А Кларисса? Любит ли она? Когда роман вышел в свет и созданные Ричардсоном образы зажили самостоятельной жизнью, автору пришлось, к своей великой досаде, убедиться в том, что его Ловлас оказался гораздо обаятельнее, чем следовало бы, а несравненная, «божественная» Кларисса показалась многим слишком щепетильной, чопорной и холодной. В третьем, дефинитивном издании «Клариссы» 1751 г. Ричардсон счел нужным прибегнуть к пространным примечаниям, где, нарушая непринужденный строй романа, с нескрываемым раздражением старался доказать читателям правоту своей героини.

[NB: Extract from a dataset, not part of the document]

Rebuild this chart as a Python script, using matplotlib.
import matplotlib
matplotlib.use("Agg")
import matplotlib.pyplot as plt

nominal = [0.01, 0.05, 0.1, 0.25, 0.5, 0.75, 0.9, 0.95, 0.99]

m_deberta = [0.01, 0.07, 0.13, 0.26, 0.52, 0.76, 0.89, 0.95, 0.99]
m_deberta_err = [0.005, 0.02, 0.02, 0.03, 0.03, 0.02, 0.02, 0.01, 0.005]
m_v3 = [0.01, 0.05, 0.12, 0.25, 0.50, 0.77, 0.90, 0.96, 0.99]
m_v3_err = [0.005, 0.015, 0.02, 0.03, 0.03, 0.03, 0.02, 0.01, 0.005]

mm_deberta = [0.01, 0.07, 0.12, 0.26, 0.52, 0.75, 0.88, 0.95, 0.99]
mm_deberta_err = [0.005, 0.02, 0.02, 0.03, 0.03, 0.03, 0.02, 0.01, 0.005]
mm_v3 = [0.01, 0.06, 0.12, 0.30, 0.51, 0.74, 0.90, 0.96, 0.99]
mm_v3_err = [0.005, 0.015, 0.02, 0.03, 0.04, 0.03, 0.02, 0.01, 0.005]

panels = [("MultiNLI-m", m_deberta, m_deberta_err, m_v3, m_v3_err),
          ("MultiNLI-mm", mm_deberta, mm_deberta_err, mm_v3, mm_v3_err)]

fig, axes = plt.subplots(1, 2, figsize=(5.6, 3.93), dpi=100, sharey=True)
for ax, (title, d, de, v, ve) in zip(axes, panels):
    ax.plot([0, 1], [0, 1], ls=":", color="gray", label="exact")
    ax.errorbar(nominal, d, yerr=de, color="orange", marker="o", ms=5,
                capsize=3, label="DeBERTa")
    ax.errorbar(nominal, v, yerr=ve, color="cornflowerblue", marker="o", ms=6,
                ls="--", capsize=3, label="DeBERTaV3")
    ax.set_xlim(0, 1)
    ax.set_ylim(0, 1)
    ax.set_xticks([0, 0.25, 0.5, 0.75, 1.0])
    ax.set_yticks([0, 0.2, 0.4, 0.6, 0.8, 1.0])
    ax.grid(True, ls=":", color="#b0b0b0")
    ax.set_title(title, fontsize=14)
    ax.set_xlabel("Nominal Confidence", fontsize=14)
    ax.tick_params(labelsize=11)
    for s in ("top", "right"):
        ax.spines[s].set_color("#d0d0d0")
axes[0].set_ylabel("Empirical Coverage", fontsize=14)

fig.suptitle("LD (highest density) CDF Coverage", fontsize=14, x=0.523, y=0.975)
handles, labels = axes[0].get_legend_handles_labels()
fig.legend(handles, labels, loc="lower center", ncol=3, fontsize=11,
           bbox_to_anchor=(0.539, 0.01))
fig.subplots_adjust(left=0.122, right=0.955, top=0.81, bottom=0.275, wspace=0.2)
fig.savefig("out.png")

Но, как воскликнул Бальзак в «Утраченных иллюзиях», «кто возьмется быть судьей в споре между Ловласом и Клариссой?»
Ричардсон, мечтавший, что его романы научат юных читательниц обуздывать страсти благоразумием и добродетелью, стараетсяизбежать в письмах Клариссы даже слова «любовь». И все же само наивное педантство этой восемнадцатилетней девочки, старающейся, когда речь заходит о ее чувствах к Ловласу, заменить это роковое слово более пристойным и сдержанным «условным предпочтением», выдает ее тайну, так же как выдают ее и бурная ревность к «Розочке», и то досадливое нетерпение, с каким в ответ на лукавые догадки своей подруги она спешит заявить, что не испытывает ни «трепета», ни «краски» при мысли о Ловласе. Признаться в своей любви с такой свободной, доверчивой откровенностью, как то могли сделать шекспировская Джульетта или Миранда, это чопорная английская «мисс» XVIII в. сочла бы, может статься, даже большим позором, чем то бесчестье, какое ей нанес Ловлас.